● **PROVIDED MATERIAL**:
┌──

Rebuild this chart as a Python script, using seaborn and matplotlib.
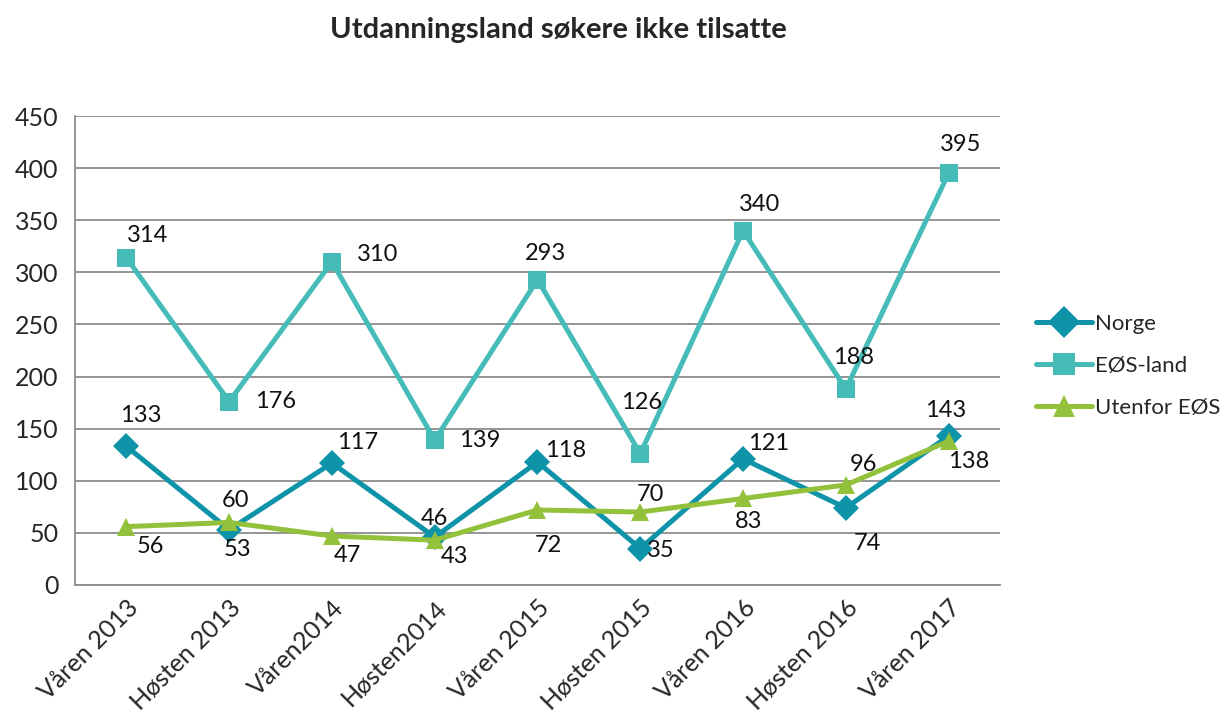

└──
┌──

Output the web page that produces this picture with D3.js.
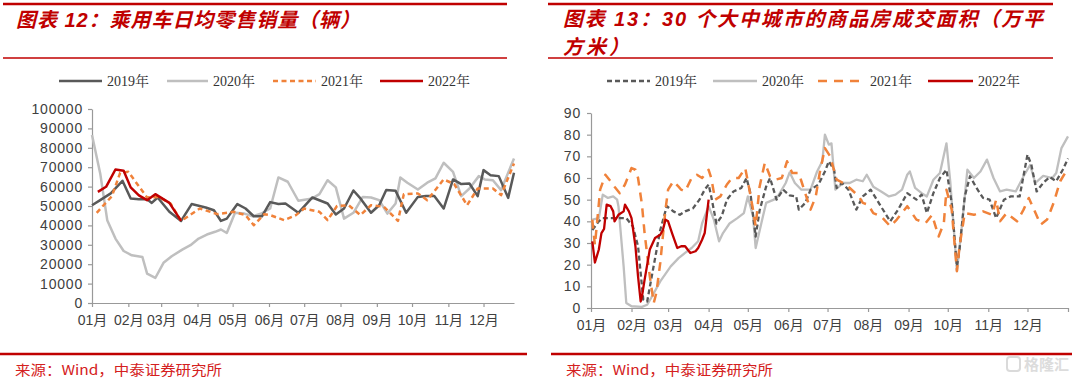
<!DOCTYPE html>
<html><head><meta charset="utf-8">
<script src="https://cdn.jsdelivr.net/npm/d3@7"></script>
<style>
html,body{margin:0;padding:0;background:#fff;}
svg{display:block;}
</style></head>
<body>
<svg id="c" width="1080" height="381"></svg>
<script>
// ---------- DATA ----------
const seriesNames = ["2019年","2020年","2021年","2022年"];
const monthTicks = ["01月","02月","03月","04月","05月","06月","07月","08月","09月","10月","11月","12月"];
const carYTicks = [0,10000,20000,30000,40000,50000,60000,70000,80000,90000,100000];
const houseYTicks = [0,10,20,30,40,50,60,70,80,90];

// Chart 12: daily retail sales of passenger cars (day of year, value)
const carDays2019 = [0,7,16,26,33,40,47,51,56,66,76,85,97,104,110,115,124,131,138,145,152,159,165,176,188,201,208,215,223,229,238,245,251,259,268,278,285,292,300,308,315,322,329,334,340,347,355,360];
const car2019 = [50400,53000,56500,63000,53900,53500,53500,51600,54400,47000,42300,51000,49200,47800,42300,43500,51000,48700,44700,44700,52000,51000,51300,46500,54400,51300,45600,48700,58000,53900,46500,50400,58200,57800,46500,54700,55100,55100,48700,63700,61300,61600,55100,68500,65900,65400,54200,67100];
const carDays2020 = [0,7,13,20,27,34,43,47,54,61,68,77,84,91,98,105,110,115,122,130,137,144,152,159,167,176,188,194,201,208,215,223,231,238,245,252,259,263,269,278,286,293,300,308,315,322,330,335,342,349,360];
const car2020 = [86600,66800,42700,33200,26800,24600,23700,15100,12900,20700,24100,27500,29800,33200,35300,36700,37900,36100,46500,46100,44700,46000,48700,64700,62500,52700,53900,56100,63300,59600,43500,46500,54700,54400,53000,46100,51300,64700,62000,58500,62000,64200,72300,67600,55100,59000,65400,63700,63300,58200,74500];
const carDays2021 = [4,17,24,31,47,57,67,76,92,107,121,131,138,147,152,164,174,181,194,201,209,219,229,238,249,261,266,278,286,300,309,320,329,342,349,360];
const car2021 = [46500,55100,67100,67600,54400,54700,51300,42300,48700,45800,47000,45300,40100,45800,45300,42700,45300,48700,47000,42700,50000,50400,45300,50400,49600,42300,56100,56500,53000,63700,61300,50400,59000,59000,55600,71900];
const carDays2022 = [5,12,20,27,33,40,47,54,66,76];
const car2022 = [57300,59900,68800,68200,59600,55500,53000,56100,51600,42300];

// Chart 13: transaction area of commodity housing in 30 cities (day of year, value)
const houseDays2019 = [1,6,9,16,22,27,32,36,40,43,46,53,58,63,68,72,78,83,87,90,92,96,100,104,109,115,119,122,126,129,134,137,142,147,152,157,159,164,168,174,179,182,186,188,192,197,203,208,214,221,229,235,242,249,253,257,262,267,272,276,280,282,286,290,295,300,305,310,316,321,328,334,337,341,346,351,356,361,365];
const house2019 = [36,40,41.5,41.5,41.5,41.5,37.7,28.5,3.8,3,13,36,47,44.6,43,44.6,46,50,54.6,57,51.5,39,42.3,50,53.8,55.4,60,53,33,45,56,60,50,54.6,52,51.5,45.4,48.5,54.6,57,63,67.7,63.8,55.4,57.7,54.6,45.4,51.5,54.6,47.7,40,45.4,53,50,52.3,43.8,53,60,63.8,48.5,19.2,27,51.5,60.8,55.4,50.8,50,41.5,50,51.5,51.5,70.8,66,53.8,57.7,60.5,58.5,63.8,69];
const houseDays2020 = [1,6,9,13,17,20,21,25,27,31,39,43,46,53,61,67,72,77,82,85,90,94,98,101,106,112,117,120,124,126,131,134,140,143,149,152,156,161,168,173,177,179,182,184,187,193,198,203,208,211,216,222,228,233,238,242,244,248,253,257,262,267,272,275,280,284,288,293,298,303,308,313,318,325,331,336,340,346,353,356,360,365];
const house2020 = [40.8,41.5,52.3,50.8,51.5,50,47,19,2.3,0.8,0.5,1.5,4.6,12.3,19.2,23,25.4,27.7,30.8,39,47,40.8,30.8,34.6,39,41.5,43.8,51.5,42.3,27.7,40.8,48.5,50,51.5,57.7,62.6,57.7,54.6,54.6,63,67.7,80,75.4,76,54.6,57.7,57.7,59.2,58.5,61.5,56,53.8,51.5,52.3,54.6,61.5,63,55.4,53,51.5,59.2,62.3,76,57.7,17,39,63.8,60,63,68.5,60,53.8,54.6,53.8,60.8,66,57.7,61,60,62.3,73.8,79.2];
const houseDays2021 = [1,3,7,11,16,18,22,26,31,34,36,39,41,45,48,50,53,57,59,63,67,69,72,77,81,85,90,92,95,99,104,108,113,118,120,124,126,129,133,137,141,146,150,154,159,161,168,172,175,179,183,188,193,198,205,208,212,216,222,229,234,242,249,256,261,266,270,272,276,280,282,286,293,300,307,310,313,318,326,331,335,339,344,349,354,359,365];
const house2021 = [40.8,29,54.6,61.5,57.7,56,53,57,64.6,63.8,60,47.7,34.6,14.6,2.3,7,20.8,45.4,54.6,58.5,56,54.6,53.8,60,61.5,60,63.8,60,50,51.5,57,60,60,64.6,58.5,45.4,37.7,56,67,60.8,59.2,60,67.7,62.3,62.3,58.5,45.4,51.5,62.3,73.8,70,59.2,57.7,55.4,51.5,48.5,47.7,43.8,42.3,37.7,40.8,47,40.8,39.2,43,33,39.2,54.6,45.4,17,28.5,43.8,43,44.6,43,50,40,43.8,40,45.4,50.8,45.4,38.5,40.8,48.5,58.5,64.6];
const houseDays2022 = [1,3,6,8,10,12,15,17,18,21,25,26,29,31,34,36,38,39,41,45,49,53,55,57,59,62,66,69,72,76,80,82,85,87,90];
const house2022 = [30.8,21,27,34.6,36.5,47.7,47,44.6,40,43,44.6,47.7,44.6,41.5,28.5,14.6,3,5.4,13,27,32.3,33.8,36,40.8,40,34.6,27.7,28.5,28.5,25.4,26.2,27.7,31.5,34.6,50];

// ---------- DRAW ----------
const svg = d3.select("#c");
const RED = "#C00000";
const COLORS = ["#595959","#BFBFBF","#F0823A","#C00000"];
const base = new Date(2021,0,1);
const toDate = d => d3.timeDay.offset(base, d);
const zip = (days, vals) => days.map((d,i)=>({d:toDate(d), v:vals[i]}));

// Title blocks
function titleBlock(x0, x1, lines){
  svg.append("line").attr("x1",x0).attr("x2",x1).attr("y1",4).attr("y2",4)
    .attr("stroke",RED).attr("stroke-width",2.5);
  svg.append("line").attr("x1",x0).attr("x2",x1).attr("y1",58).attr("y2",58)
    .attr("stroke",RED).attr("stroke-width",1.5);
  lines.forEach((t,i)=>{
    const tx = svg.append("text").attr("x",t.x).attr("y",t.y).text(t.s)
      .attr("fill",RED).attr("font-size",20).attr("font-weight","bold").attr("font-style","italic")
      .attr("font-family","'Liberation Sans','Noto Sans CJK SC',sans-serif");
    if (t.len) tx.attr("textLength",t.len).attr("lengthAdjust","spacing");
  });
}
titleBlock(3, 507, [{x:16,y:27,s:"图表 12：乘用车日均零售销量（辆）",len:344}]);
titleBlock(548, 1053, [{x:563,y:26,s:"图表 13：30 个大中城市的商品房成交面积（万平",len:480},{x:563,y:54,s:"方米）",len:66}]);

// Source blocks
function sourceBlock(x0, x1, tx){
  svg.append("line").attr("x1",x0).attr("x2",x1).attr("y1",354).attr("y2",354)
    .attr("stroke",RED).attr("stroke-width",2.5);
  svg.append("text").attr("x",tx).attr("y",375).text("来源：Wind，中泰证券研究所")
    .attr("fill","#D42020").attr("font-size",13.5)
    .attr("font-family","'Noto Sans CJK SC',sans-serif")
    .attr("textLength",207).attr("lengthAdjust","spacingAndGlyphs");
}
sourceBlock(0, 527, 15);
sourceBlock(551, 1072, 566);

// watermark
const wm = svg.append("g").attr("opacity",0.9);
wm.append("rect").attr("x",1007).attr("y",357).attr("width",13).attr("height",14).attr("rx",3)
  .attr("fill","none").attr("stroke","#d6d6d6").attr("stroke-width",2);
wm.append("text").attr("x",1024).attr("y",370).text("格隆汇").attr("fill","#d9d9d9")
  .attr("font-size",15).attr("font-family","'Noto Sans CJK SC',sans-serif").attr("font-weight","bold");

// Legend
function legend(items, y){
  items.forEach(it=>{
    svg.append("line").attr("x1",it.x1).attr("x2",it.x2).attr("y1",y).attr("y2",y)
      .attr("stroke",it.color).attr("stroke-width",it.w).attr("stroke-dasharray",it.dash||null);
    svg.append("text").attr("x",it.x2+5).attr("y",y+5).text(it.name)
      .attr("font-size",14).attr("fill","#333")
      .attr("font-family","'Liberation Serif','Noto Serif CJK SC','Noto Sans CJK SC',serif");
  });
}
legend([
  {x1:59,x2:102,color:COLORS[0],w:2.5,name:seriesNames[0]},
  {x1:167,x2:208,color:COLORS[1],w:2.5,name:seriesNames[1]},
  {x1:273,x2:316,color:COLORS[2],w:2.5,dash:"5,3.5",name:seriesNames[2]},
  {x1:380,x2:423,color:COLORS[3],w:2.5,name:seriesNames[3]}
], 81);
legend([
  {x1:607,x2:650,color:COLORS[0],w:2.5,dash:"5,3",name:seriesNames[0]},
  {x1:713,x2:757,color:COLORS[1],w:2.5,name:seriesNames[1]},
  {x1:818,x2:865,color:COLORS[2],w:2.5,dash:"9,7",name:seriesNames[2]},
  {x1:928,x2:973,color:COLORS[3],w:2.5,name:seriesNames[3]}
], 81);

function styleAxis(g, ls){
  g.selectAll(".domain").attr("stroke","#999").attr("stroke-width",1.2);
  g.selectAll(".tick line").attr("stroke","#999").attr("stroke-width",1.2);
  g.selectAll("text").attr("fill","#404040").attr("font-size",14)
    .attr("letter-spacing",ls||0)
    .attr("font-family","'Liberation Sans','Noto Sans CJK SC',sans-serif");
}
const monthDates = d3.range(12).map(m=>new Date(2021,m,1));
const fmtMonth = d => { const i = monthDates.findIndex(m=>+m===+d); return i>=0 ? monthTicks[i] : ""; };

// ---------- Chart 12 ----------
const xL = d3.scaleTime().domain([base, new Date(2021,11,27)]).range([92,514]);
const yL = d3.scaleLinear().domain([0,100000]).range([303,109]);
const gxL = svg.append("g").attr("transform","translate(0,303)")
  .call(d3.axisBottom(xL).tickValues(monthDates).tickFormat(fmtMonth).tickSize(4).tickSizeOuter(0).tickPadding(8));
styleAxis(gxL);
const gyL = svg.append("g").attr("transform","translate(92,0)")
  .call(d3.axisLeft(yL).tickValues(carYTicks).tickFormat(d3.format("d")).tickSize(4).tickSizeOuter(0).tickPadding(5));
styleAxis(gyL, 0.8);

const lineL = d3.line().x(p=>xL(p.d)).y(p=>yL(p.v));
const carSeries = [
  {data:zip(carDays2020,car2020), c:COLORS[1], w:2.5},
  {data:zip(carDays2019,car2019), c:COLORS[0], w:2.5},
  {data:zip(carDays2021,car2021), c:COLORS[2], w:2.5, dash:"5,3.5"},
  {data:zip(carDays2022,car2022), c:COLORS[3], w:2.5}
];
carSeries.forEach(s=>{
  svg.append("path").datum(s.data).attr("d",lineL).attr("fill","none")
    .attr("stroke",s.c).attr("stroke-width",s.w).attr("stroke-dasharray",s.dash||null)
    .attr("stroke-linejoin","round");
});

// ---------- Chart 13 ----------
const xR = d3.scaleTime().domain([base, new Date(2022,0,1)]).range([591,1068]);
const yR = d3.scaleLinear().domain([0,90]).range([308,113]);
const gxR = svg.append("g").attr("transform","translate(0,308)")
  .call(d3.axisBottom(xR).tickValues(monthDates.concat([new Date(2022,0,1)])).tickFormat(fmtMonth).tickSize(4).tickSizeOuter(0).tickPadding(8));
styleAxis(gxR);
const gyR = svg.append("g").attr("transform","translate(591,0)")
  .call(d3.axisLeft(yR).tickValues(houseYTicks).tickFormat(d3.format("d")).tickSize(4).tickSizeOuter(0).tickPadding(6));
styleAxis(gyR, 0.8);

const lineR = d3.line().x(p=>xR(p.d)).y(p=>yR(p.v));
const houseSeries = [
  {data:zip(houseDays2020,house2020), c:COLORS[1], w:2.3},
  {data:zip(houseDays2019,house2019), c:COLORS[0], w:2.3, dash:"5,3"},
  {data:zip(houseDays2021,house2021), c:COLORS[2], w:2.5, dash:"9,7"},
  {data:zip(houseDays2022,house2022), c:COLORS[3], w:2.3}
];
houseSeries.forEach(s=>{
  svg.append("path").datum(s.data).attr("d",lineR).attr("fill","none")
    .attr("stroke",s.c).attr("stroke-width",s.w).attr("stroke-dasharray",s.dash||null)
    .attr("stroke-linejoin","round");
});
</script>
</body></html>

└──

● **TASK**: Beginning with the line above that contains "Output the web" and ending with the line that contains "const houseYTicks = [0,10,20,30,40,50,60,70,80,90];", quote each line exactly, keeping out the pictures.

● **FINISHED TASK**:
Output the web page that produces this picture with D3.js.
<!DOCTYPE html>
<html><head><meta charset="utf-8">
<script src="https://cdn.jsdelivr.net/npm/d3@7"></script>
<style>
html,body{margin:0;padding:0;background:#fff;}
svg{display:block;}
</style></head>
<body>
<svg id="c" width="1080" height="381"></svg>
<script>
// ---------- DATA ----------
const seriesNames = ["2019年","2020年","2021年","2022年"];
const monthTicks = ["01月","02月","03月","04月","05月","06月","07月","08月","09月","10月","11月","12月"];
const carYTicks = [0,10000,20000,30000,40000,50000,60000,70000,80000,90000,100000];
const houseYTicks = [0,10,20,30,40,50,60,70,80,90];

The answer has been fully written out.